Recent history is filled with examples of separatist parties achieving a small victory and transforming their societies according to their traitorous image, creating problems for the national government. Such is the case of Catalonia in Spain, Quebec in Canada, and Scotland in the United Kingdom. Moreover, expunging these ideas and movements is difficult once they become institutionalized. 

An anti-American, separatist government would mean that a part of the American Republic would side itself with America’s enemies. It would mean a friendly government for China’s challenges to America—an even more worrisome in the face of Chinese-Cuban cooperation in the Caribbean. Moreover, there has never been a political entity of American citizens in the history of the United States that has separated from the union. To allow Puerto Rico to do so would mean a new enemy regime in America’s primary sphere of influence, with the loss of a reliable source of soldiers, natural resources, and strategic land in the Caribbean. For Puerto Rico, it would mean sinking into extreme poverty and likely political instability since the pillars of Puerto Rico’s stability (the dollar, U.S. citizenship, the common defense, market, etc.) would be lost. The misery of independence is a worthy price to pay only for people who will not remain on the island to suffer the consequences.

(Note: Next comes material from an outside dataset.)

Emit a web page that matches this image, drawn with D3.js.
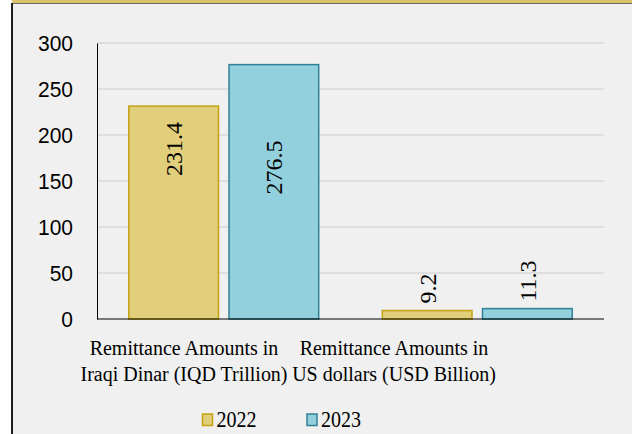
<!DOCTYPE html>
<html>
<head>
<meta charset="utf-8">
<script src="https://cdn.jsdelivr.net/npm/d3@7"></script>
<style>
  html, body { margin: 0; padding: 0; background: #ffffff; }
  svg { display: block; }
  .serif { font-family: "Liberation Serif", "Times New Roman", serif; }
  .sans { font-family: "Liberation Sans", Arial, sans-serif; }
</style>
</head>
<body>
<svg id="chart" width="632" height="434"></svg>
<script>
// Remittance amounts by currency, 2022 vs 2023
const categories = [
  ["Remittance Amounts in", "Iraqi Dinar (IQD Trillion)"],
  ["Remittance Amounts in", "US dollars (USD Billion)"]
];
const years = ["2022", "2023"];
const values2022 = [231.4, 9.2];
const values2023 = [276.5, 11.3];
const yTicks = [0, 50, 100, 150, 200, 250, 300];

const series = [
  { name: years[0], values: values2022, fill: "#e1cf7b", stroke: "#c4a212" },
  { name: years[1], values: values2023, fill: "#92d0dd", stroke: "#2f8196" }
];

const svg = d3.select("#chart");
const W = 632, H = 434;

// panel background, left frame and header strip
svg.append("rect").attr("x", 12).attr("y", 0).attr("width", W - 12).attr("height", H).attr("fill", "#f0f0f0");
svg.append("rect").attr("x", 12).attr("y", 0).attr("width", W - 12).attr("height", 3).attr("fill", "#d9c46c");
svg.append("line").attr("x1", 12).attr("x2", W).attr("y1", 3.5).attr("y2", 3.5)
  .attr("stroke", "#6b6b6b").attr("stroke-width", 1.2);
svg.append("line").attr("x1", 12).attr("x2", 12).attr("y1", 3).attr("y2", H)
  .attr("stroke", "#1e1e1e").attr("stroke-width", 2);

const plot = { left: 97, right: 604, top: 43, bottom: 319 };

const y = d3.scaleLinear().domain([0, 300]).range([plot.bottom, plot.top]);
const x0 = d3.scaleBand().domain(d3.range(categories.length))
  .range([plot.left, plot.right]).paddingInner(0.245).paddingOuter(0.1225);
const x1 = d3.scaleBand().domain(years).range([0, x0.bandwidth()]).paddingInner(0.09);

// gridlines
svg.append("g").selectAll("line").data(yTicks.filter(t => t > 0)).join("line")
  .attr("x1", plot.left).attr("x2", plot.right)
  .attr("y1", d => y(d)).attr("y2", d => y(d))
  .attr("stroke", "#d9d9d9").attr("stroke-width", 1.5);

// y axis
const yAxis = svg.append("g").attr("transform", `translate(${plot.left},0)`)
  .call(d3.axisLeft(y).tickValues(yTicks).tickSize(0).tickPadding(24));
yAxis.attr("font-family", null).attr("font-size", null);
yAxis.select(".domain").attr("stroke", "#000").attr("stroke-width", 1);
yAxis.selectAll("text")
  .attr("class", "sans")
  .style("font-size", "21px").attr("fill", "#000")
  .attr("dy", "0.36em")
  .attr("transform", function () {
    return `translate(0,${d3.select(this.parentNode).datum() === undefined ? 0 : 0}) scale(1,1.08)`;
  });
yAxis.selectAll(".tick").each(function (d) {
  d3.select(this).attr("transform", `translate(0,${y(d)})`);
});

// bars
series.forEach(s => {
  svg.append("g").selectAll("rect").data(s.values).join("rect")
    .attr("x", (d, i) => x0(i) + x1(s.name) + 0.75)
    .attr("width", x1.bandwidth() - 1.5)
    .attr("y", d => y(d))
    .attr("height", d => y(0) - y(d))
    .attr("fill", s.fill).attr("stroke", s.stroke).attr("stroke-width", 1.5);
});

// baseline
svg.append("line").attr("x1", plot.left).attr("x2", plot.right)
  .attr("y1", y(0)).attr("y2", y(0)).attr("stroke", "#000").attr("stroke-width", 1.2);

// rotated value labels: inside the tall bars, just above the short ones
const insideDrop = { "2022": 16, "2023": 76 };
series.forEach(s => {
  s.values.forEach((v, i) => {
    const cx = x0(i) + x1(s.name) + x1.bandwidth() / 2;
    const tall = (y(0) - y(v)) > 60;
    const yy = tall ? y(v) + insideDrop[s.name] : y(v) - 7;
    svg.append("text")
      .attr("class", "serif")
      .attr("transform", `translate(${cx + 8.5},${yy}) rotate(-90)`)
      .attr("text-anchor", tall ? "end" : "start")
      .style("font-size", "24px").attr("fill", "#000")
      .text(v.toFixed(1));
  });
});

// category labels
const labelCenters = [184, 394];
categories.forEach((lines, i) => {
  const t = svg.append("text")
    .attr("class", "serif")
    .attr("text-anchor", "middle")
    .attr("transform", `translate(${labelCenters[i]},355) scale(1,1.08)`)
    .style("font-size", "20px").attr("fill", "#000");
  lines.forEach((ln, k) => {
    t.append("tspan").attr("x", 0).attr("y", k * 24.5).text(ln);
  });
});

// legend
const legendX = [202.5, 307];
series.forEach((s, i) => {
  svg.append("rect").attr("x", legendX[i]).attr("y", 414).attr("width", 10).attr("height", 11.5)
    .attr("fill", s.fill).attr("stroke", s.stroke).attr("stroke-width", 1.5);
  svg.append("text")
    .attr("class", "serif")
    .attr("transform", `translate(${legendX[i] + 14},426.5) scale(1,1.12)`)
    .style("font-size", "20px").attr("fill", "#000")
    .text(s.name);
});
</script>
</body>
</html>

There are many other reasons to oppose independence, and I’d gladly discuss them with anyone in good faith. The entire progress and building of modern Puerto Rico has been due to its union with all the United States. It has benefited not only the island but also the American mainland. In short, Puerto Rico’s independence would be contrary to Puerto Rico’s interest and the rest of the United States. That is why Puerto Rico should become a State or, if not, remain a Commonwealth. For that reason, to quote the great American statesman and unionist Daniel Webster, “Liberty and Union, now and forever, one and inseparable!”